Vous aurez peut-être aussi pensé que la manière dont nous envisageons aujourd’hui les relations dites « missionnaires » avec des Églises d’outre-mer qui ont leur origine dans la mission de notre Église autrefois, pouvait aussi être une illustration de ce texte de Paul. Et vous auriez eu raison ! La Cevaa, et pour ce qui concerne les Églises de France le Défap, nous proposent effectivement ce type de relation, c’est-à-dire de vivre et de développer un tel cercle vertueux dans nos relations entre Églises.

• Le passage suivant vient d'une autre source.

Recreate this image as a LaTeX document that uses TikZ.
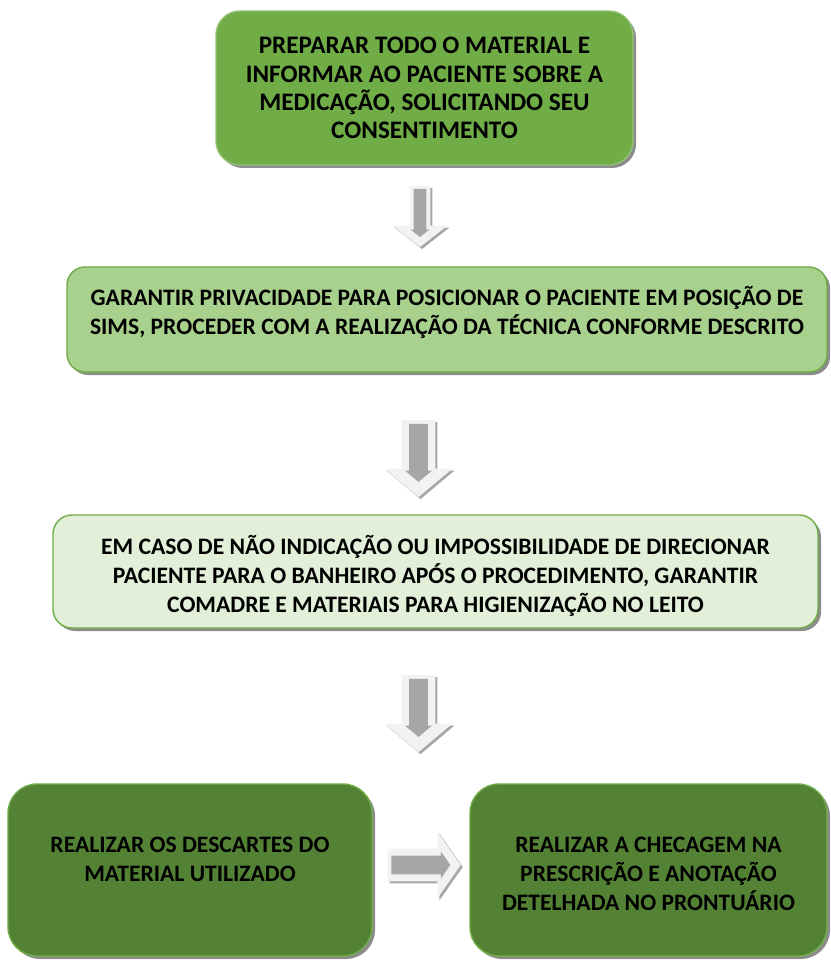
\documentclass[tikz,border=0pt]{standalone}
\usepackage{fontspec}
\setmainfont{Carlito}
\usetikzlibrary{positioning,calc,shapes.arrows,shadows}
\definecolor{leaf}{HTML}{70AD47}
\definecolor{leaflight}{HTML}{A9D18E}
\definecolor{leafpale}{HTML}{E2F0D9}
\definecolor{leafdark}{HTML}{548235}
\definecolor{arrowfill}{HTML}{F2F2F2}
\definecolor{arrowshaft}{HTML}{A6A6A6}
\tikzset{
 box/.style={rectangle,rounded corners=#1,draw=leaf,line width=.7pt,inner sep=0pt,
  drop shadow={shadow xshift=1.5pt,shadow yshift=-1.5pt,fill=black,opacity=.45}},
 boxtext/.style={font=\bfseries\fontsize{11.8}{14.5}\selectfont,align=center,inner sep=0pt},
 flow/.style={single arrow,fill=arrowfill,inner xsep=0pt,single arrow head indent=0pt,
  drop shadow={shadow xshift=1pt,shadow yshift=-1pt,fill=arrowshaft,opacity=1}},
 flowcore/.style={single arrow,fill=arrowshaft,inner xsep=0pt,single arrow head indent=0pt}
}
\begin{document}
\begin{tikzpicture}[x=1pt,y=-1pt]
\useasboundingbox (0,0) rectangle (415,481);
% steps
\node[box=12pt,fill=leaf,draw=leaf!75!white,minimum width=208.5pt,minimum height=77pt] (b1) at (212.25,44) {};
\node[box=9pt,fill=leaflight,minimum width=380pt,minimum height=52.5pt] (b2) at (223.5,159.75) {};
\node[box=9.5pt,fill=leafpale,minimum width=382.5pt,minimum height=56.5pt] (b3) at (217.75,285.75) {};
\node[box=14.5pt,fill=leafdark,minimum width=182pt,minimum height=86pt] (b4) at (95,435) {};
\node[box=14.5pt,fill=leafdark,minimum width=178.5pt,minimum height=86pt] (b5) at (324.25,435) {};
\node[boxtext,font=\bfseries\fontsize{12.6}{14.1}\selectfont] (t1) at (b1.center) {PREPARAR TODO O MATERIAL E\\INFORMAR AO PACIENTE SOBRE A\\MEDICAÇÃO, SOLICITANDO SEU\\CONSENTIMENTO};
\node[boxtext] (t2) at ([yshift=3.75pt]b2.center) {GARANTIR PRIVACIDADE PARA POSICIONAR O PACIENTE EM POSIÇÃO DE\\SIMS, PROCEDER COM A REALIZAÇÃO DA TÉCNICA CONFORME DESCRITO};
\node[boxtext] (t3) at ([yshift=-2pt]b3.center) {EM CASO DE NÃO INDICAÇÃO OU IMPOSSIBILIDADE DE DIRECIONAR\\PACIENTE PARA O BANHEIRO APÓS O PROCEDIMENTO, GARANTIR\\COMADRE E MATERIAIS PARA HIGIENIZAÇÃO NO LEITO};
\node[boxtext] (t4) at ([yshift=5.5pt]b4.center) {REALIZAR OS DESCARTES DO\\MATERIAL UTILIZADO};
\node[boxtext] (t5) at ([yshift=-2pt]b5.center) {REALIZAR A CHECAGEM NA\\PRESCRIÇÃO E ANOTAÇÃO\\DETELHADA NO PRONTUÁRIO};
% block arrows between the steps
\node[flow,rotate=-90,minimum height=30.5pt,minimum width=27pt,inner ysep=5pt,single arrow head extend=8.5pt,single arrow tip angle=104] (a1) at (210,106.25) {};
\node[flowcore,rotate=-90,minimum height=24pt,minimum width=9pt,inner ysep=3pt,single arrow head extend=1.5pt,single arrow tip angle=104] (c1) at ([yshift=1pt]a1.center) {};
\foreach \y/\n in {225.75/2,353.25/3}{
 \node[flow,rotate=-90,minimum height=38.5pt,minimum width=33.5pt,inner ysep=8.25pt,single arrow head extend=8.5pt,single arrow tip angle=100] (a\n) at (209.25,\y) {};
 \node[flowcore,rotate=-90,minimum height=29pt,minimum width=13pt,inner ysep=4.5pt,single arrow head extend=2pt,single arrow tip angle=100] (c\n) at ([yshift=1.25pt]a\n.center) {};
}
\node[flow,minimum height=36.5pt,minimum width=33pt,inner ysep=8pt,single arrow head extend=8.5pt,single arrow tip angle=110] (a4) at (209.25,432.5) {};
\node[flowcore,minimum height=29.5pt,minimum width=13pt,inner ysep=4.5pt,single arrow head extend=2pt,single arrow tip angle=110] (c4) at ([xshift=-0.5pt]a4.center) {};
\end{tikzpicture}
\end{document}
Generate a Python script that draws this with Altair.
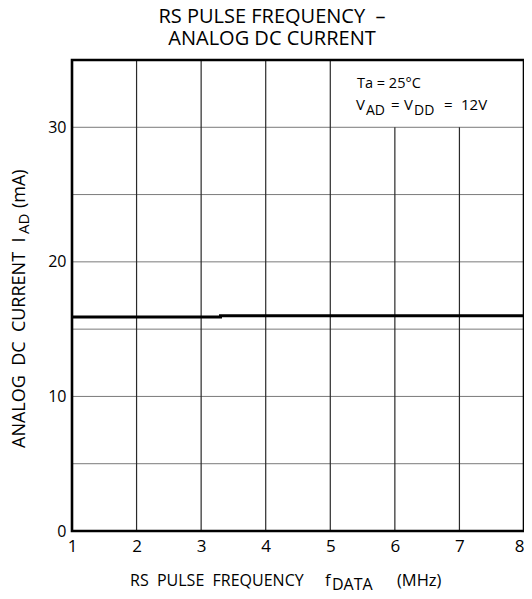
import altair as alt
import pandas as pd

# ---- data ----
freq = [1.0, 3.3, 3.3, 8.0]          # MHz
current = [15.9, 15.9, 16.0, 16.0]    # mA

hgrid_y = [5, 10, 15, 20, 25, 30]
vgrid_x = [2, 3, 4, 5, 6, 7]
vgrid_top = [35, 35, 35, 35, 30, 30]

x_ticks = [1, 2, 3, 4, 5, 6, 7, 8]
y_ticks = [0, 10, 20, 30]

SP = "\u00a0"
title_lines = ["RS PULSE FREQUENCY " + SP + "\u2013", "ANALOG DC CURRENT"]

FONT = "Open Sans"
W, H = 452, 471

xs = alt.Scale(domain=[1, 8], nice=False, zero=False)
ys = alt.Scale(domain=[0, 35], nice=False, zero=False)

hg = pd.DataFrame({"y": hgrid_y, "x1": [1] * len(hgrid_y), "x2": [8] * len(hgrid_y)})
vg = pd.DataFrame({"x": vgrid_x, "y1": [0] * len(vgrid_x), "y2": vgrid_top})
ln = pd.DataFrame({"f": freq, "i": current, "o": list(range(len(freq)))})
frame = pd.DataFrame({"x1": [1], "x2": [8], "y1": [0], "y2": [35]})

hrules = alt.Chart(hg).mark_rule(color="#7a7a7a", strokeWidth=1).encode(
    y=alt.Y("y:Q", scale=ys, axis=alt.Axis(values=y_ticks, title=None, grid=False, ticks=False,
                                          domain=False, labelFont=FONT, labelFontSize=16,
                                          labelColor="black", labelPadding=6, format="d",
                                          labelFlush=False, labelBound=False)),
    x=alt.X("x1:Q", scale=xs, axis=alt.Axis(values=x_ticks, title=None, grid=False, ticks=False,
                                           domain=False, labelFont=FONT, labelFontSize=17,
                                           labelColor="black", labelPadding=7, format="d",
                                           labelFlush=False, labelBound=False,
                                           labelAlign=alt.expr("datum.value == 8 ? 'right' : 'center'"))),
    x2="x2:Q",
)

vrules = alt.Chart(vg).mark_rule(color="#2a2a2a", strokeWidth=1.2).encode(
    x=alt.X("x:Q", scale=xs), y=alt.Y("y1:Q", scale=ys), y2="y2:Q"
)

border = alt.Chart(frame).mark_rect(fillOpacity=0, stroke="black", strokeWidth=2.6).encode(
    x=alt.X("x1:Q", scale=xs), x2="x2:Q", y=alt.Y("y1:Q", scale=ys), y2="y2:Q"
)

line = alt.Chart(ln).mark_line(color="black", strokeWidth=3).encode(
    x=alt.X("f:Q", scale=xs), y=alt.Y("i:Q", scale=ys), order="o:Q"
)


def txt(s, x, y, size=16, angle=0):
    d = pd.DataFrame({"t": [s]})
    return alt.Chart(d).mark_text(font=FONT, fontSize=size, align="left", baseline="alphabetic",
                                  angle=angle, color="black").encode(
        text="t:N", x=alt.value(x), y=alt.value(y))


D = SP + SP
texts = [
    # annotation box
    txt("Ta = 25\u00b0C", 285, 28, 14.5),
    txt("V", 284, 50, 15),
    txt("AD", 294, 55, 14),
    txt("=", 319, 50, 15),
    txt("V", 332, 50, 15),
    txt("DD", 342, 55, 14),
    txt("=", 372, 50, 15),
    txt("12V", 389, 50, 15),
    # x-axis title
    txt("RS" + D + "PULSE" + D + "FREQUENCY", 58, 526, 16),
    txt("f", 253, 526, 16.5),
    txt("DATA", 260, 530, 16),
    txt("(MHz)", 325, 526, 16.5),
    # y-axis title (rotated)
    txt("ANALOG" + D + "DC" + D + "CURRENT" + D + "I", -47, 388, 18, 270),
    txt("AD", -43, 174, 15, 270),
    txt("(mA)", -47, 148, 18, 270),
]

chart = alt.layer(hrules, vrules, line, border, *texts).properties(
    width=W, height=H,
    title=alt.TitleParams(text=title_lines, font=FONT, fontSize=20, fontWeight="normal",
                          color="black", anchor="middle", dx=-26, offset=10, lineHeight=22),
    autosize=alt.AutoSizeParams(type="none"),
    padding={"left": 64, "top": 52, "right": 0, "bottom": 60},
).configure_view(strokeWidth=0).configure(background="white")

chart.save("out.html", embed_options={"renderer": "svg", "actions": False})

Mais cela peut déjà commencer avec les autres paroisses de notre Région, et peut aussi se vivre avec telle ou telle Église avec laquelle nous pourrions nouer un partenariat à l’occasion d’un besoin qu’elle exprimerait – ou un besoin que nous exprimerions, nous, car il nous manque bien des choses, si nous nous regardons sincèrement ! Et peut-être quelqu’un pourrait-il venir à notre secours de la part du Seigneur… !

 

« Si nous nous regardons sincèrement », disais-je. Nous pouvons aussi nous regarder ainsi dans ce que nous avons vécu hier, dans ce que nous vivons aujourd’hui, et nous demander de qui nous tenons tout ce qui fait notre richesse et qui répond à notre nécessité. Car le cercle peut être rompu à n’importe quel moment. Mais ce peut être rattrapable souvent ! Pour qui avons-nous oublié de rendre grâces à Dieu, pour quel bienfaiteur, quelle communauté chrétienne, quelle institution ecclésiale, avons-nous oublié de prier Dieu, de les remettre à Dieu ? Ne nous aveuglons pas sur nous-mêmes, comme font souvent ceux qui sont dans le besoin, mais ouvrons les yeux sur la fraternité que Dieu nous a donné de vivre avec d’autres. Et puis, donc, vivons-la, vivons-en. « Grâces soient rendues à Dieu pour son don ineffable ! » Amen.